There is mounting evidence that the Uyghur population and other ethnic minorities in Xinjiang Uyghur Autonomous Region (XUAR) have been the subject of systematic human rights violations, including forced labour, sanctioned by the Government of the People’s Republic of China. There is also compelling evidence that many major companies in the fashion, retail, media and technology sectors with large footprints in the UK are complicit in the forced labour of Uyghurs in Xinjiang.
This report examines the extent to which the forced labour of Uyghurs and other ethnic minority groups in the Xinjiang is contributing to UK value chains. It also makes a series of recommendations to the Department for Business, Energy and Industrial Strategy (BEIS) for ensuring that UK businesses do not profit from human rights abuses.
We received evidence from several companies laying out the steps they have taken to deliver transparency in their supply chains and to ensure they are not profiting from human rights abuses in Xinjiang and other parts of the world.
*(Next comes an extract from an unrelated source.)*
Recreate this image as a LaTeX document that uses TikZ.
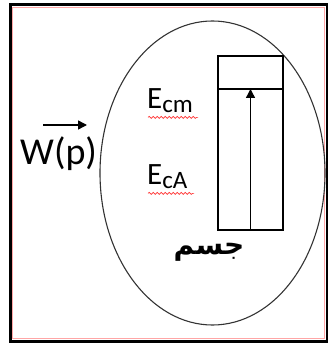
\documentclass[tikz,border=0pt]{standalone}
\usepackage{fontspec}
\setmainfont{Carlito}
\newfontfamily\arabicfont[Script=Arabic]{DejaVu Sans}
\TeXXeTstate=1
\usepackage{tikz}
\usetikzlibrary{shapes.geometric, arrows.meta, positioning, decorations.pathmorphing}

\begin{document}
\begin{tikzpicture}[
    x=1pt, y=-1pt,
    frame/.style={draw=black, line width=3pt},
    body/.style={ellipse, draw=black!80, line width=1.1pt, minimum width=225pt, minimum height=304pt},
    tubebox/.style={rectangle, draw=black, line width=1.4pt, minimum width=65pt, minimum height=174pt, inner sep=0pt},
    arrow/.style={-{Triangle[length=9pt, width=9pt]}, line width=1.4pt},
    energy/.style={font=\fontsize{31}{31}\selectfont, inner sep=0pt, anchor=base west},
    spell/.style={draw=red!80, line width=0.7pt, decorate, decoration={snake, segment length=4pt, amplitude=1pt}}
]
    % page and border
    \useasboundingbox (0,0) rectangle (328,344);
    \draw[frame] (10,5) rectangle (327,341);
    \draw[red!35, line width=0.8pt] (12.5,7.5) rectangle (324.5,338.5);

    % system (ellipse) and the column inside it
    \node[body] (system) at (212.5,173) {};
    \node[tubebox] (tube) at (250.5,143) {};
    \coordinate (divl) at (218,89);
    \coordinate (divr) at (283,89);
    \draw[line width=1.4pt] (divl) -- (divr);
    \draw[arrow] (tube.south) -- (tube.south |- divl);

    % energy labels
    \node[energy] (ecm) at (147,109) {E\raisebox{-4pt}{\fontsize{25}{25}\selectfont cm}};
    \node[energy] (eca) at (147,185) {E\raisebox{-4pt}{\fontsize{25}{25}\selectfont cA}};
    \draw[spell] (ecm.south west) ++(1,4) -- ++(50,0);
    \draw[spell] (eca.south west) ++(1,4) -- ++(46,0);

    % work received
    \node[font=\fontsize{38}{38}\selectfont, inner sep=0pt, anchor=base west] (work) at (20,165) {W(p)};
    \coordinate (wstart) at (43,125);
    \coordinate (wend) at (87,125);
    \draw[arrow] (wstart) -- (wend);

    % body name
    \node[font=\arabicfont\bfseries\fontsize{28}{28}\selectfont] (name) at (209,252) {\beginR جسم\endR};
\end{tikzpicture}
\end{document}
However, we remain deeply concerned that companies selling to millions of British customers cannot guarantee that their supply chains are free from forced labour, and that modern slavery legislation and BEIS Department policy are not fit for purpose in tackling this serious situation.
Given the Government’s admission that the situation facing the Uyghur people in Xinjiang is harrowing and that international supply chains are likely to be complicit in the perpetuation of forced labour in the region, we are disappointed by the lack of meaningful action that has been taken in relation to these crimes.
This report lays out a series of recommendations to the BEIS Department designed to strengthen anti-modern slavery requirements for businesses and to develop new policies for compelling companies to ensure that forced labour play no part in their supply chains. We recommend that a Director-led Working Group be established by the Department to produce a policy framework for creating a whitelist and blacklist of companies which do and do not meet their obligations to uphold human rights throughout their supply chains.
We also recommend that the Government accelerates proposals to amend and strengthen the Modern Slavery Act 2015, to enhance the transparency and accessibility of modern slavery statements and to develop options for civil penalties in the event of non-compliance. Furthermore, the BEIS Department should commit to full transparency in terms of official development assistance channelled to China and, in collaboration with other departments, fully assess the options for introducing targeted sanctions against Chinese and international businesses implicated in human rights abuses and the exploitation of Uyghurs in Xinjiang.